■ INSTRUCTIONS TO FOLLOW ■
Look over the lines below. Report each one that includes the string "standalone".
=-=-=
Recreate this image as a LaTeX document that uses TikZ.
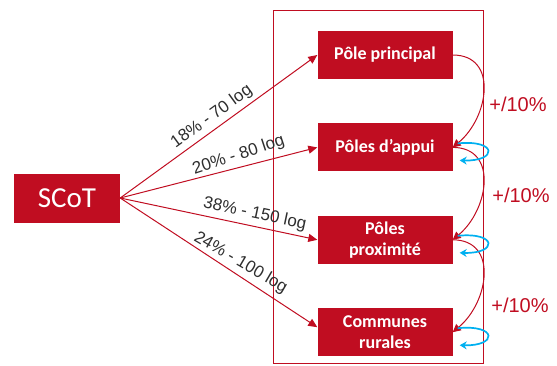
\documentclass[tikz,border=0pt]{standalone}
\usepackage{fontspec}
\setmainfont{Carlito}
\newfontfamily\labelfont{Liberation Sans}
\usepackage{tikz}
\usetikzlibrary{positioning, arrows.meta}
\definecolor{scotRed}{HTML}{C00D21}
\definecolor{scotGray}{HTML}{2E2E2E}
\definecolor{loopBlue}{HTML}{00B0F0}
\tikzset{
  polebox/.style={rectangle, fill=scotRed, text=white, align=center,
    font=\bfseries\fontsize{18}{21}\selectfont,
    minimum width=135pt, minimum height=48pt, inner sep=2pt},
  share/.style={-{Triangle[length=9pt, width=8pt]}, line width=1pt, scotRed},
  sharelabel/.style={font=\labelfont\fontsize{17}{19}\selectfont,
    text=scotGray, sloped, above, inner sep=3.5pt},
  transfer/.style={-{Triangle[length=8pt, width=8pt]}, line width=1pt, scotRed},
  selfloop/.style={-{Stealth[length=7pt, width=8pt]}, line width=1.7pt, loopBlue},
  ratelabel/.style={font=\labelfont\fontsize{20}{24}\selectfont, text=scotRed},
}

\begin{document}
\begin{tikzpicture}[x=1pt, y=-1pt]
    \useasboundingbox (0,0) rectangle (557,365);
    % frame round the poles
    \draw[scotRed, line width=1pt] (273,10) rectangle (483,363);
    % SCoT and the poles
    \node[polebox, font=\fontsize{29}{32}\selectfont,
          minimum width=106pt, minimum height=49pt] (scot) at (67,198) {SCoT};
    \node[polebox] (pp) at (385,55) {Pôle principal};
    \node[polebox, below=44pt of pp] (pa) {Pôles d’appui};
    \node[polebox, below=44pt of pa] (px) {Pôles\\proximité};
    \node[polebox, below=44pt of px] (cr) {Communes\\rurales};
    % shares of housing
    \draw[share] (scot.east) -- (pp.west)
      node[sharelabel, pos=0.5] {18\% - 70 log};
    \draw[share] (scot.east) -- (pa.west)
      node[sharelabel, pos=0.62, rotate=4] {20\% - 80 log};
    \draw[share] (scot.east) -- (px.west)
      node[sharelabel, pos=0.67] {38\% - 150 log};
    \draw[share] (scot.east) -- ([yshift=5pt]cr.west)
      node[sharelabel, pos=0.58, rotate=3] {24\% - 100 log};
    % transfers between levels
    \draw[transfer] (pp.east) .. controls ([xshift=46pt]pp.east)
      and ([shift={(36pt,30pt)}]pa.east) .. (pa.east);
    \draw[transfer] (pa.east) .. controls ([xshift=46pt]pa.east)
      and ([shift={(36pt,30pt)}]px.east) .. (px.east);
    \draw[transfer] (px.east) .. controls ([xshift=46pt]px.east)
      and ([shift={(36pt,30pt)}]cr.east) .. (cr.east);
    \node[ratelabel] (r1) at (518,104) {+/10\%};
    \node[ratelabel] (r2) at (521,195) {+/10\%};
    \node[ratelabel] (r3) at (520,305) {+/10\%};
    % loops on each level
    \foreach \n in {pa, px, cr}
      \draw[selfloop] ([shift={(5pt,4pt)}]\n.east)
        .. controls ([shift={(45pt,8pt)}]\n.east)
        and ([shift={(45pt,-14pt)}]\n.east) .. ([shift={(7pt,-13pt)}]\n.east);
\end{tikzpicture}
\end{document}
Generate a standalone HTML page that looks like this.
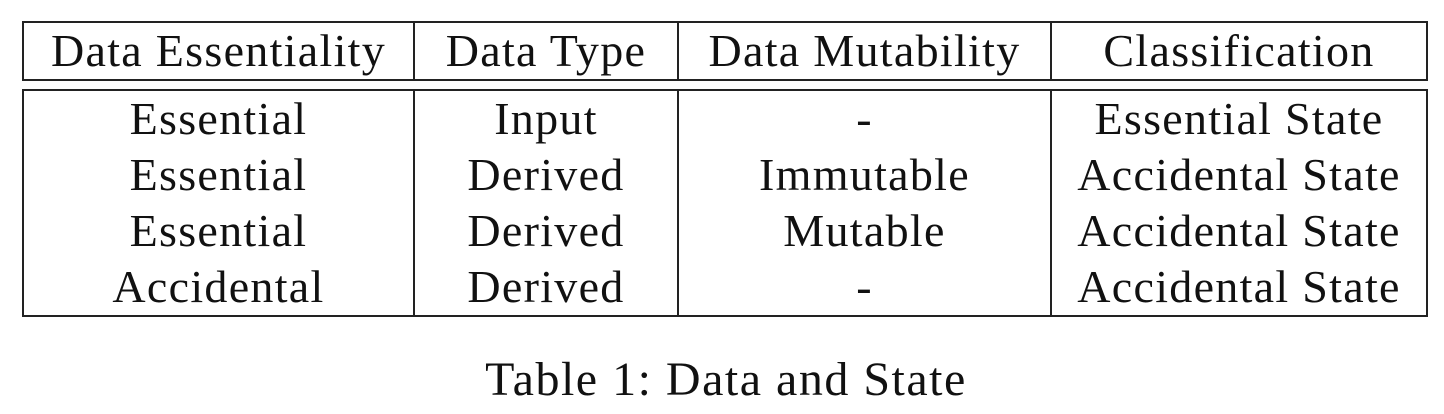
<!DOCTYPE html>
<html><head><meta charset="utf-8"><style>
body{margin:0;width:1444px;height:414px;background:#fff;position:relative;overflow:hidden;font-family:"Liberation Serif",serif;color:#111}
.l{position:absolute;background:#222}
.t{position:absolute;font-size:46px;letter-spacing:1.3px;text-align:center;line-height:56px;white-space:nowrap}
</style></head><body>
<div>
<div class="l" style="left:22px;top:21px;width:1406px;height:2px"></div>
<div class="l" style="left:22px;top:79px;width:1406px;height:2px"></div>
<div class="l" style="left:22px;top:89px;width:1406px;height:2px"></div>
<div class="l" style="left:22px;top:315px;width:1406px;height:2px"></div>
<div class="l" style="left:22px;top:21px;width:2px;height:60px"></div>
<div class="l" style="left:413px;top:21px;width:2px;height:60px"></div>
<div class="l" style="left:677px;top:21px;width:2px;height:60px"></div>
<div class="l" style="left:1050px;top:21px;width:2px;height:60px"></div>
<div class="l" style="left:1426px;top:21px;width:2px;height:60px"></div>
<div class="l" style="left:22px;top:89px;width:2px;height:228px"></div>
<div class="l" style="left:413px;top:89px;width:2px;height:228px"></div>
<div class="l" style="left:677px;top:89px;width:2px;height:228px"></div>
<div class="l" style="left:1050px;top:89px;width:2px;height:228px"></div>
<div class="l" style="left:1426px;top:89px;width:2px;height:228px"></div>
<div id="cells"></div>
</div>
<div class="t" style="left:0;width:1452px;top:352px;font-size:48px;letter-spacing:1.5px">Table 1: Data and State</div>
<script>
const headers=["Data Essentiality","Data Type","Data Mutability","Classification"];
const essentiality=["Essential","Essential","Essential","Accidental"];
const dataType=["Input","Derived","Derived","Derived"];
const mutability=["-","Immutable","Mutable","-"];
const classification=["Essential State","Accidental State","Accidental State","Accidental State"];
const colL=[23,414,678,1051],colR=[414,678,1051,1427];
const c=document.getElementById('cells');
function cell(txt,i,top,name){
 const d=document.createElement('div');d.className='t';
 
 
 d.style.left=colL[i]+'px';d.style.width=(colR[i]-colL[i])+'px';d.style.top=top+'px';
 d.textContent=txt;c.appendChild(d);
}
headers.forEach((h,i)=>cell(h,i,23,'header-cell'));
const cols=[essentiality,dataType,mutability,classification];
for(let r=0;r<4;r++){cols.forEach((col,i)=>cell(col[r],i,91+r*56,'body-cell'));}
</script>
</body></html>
=-=-=
■ CORRECT ANSWER ■
\documentclass[tikz,border=0pt]{standalone}
Generate a standalone HTML page that looks like this.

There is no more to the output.